There would have been no peace deal in the North without the heroic efforts of Redemptorist priest Fr Alec Reid.
The powerful assessment of his role in the peace process was revealed in a new documentary to be screened by RTÉ this past weekend.
Fr Reid, who has consistently played down his vital role, was described by Sinn Féin president Gerry Adams as the ‘midwife’ of the peace process while Clonard Monastery in West Belfast served as the ‘cradle’ of peace.
Dr Martin Mansergh, who served as a key link between the Government and the paramilitaries, gave his view that “Fr Reid was the most important person in the entire peace process”.

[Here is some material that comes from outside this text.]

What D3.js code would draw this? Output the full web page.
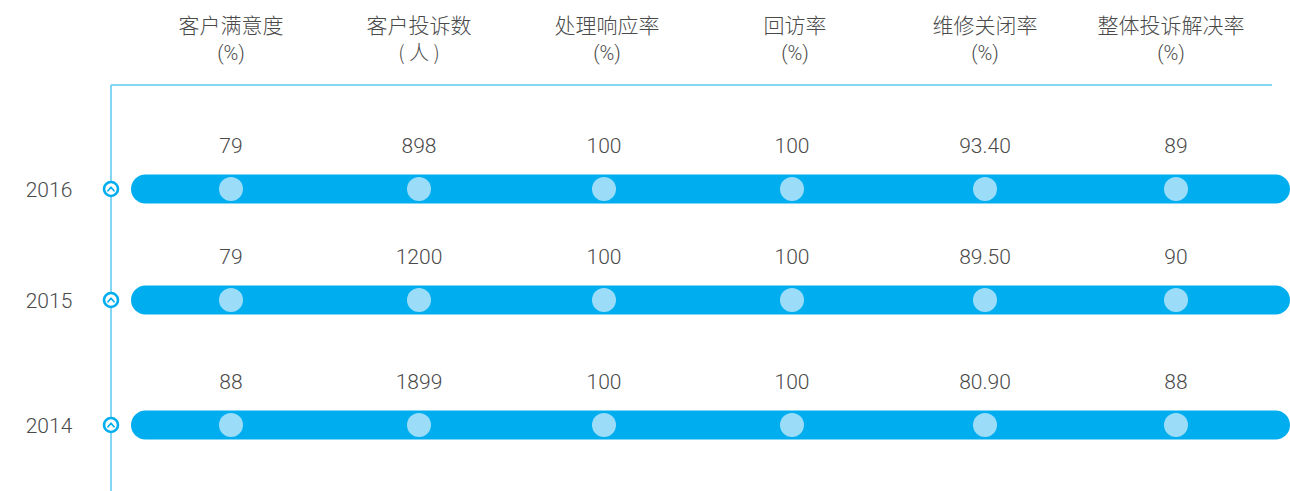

The revealing documentary, entitled The Secret Peacemaker, shed new light on Fr Reid’s role in convincing the Provisional IRA to give up their armed campaign and enter negotiations as well as his role in supervising the decommissioning of paramilitary weapons.
Now 80 and in declining health, Fr Reid also revealed the story behind one of the most devastatingly horrific images of the conflict when two soldiers were beaten and murdered in West Belfast in 1988.
Fr Reid recalled how he was threatened to be shot dead as he huddled beside the soldiers to protect them and later anointed their bodies after they had been murdered.
"I simply say, ‘I represent the next person to be killed. That’s who I represent,” he says of his role in ending violence. The peace we have now is the Lord’s answer. It’s a miracle what we have."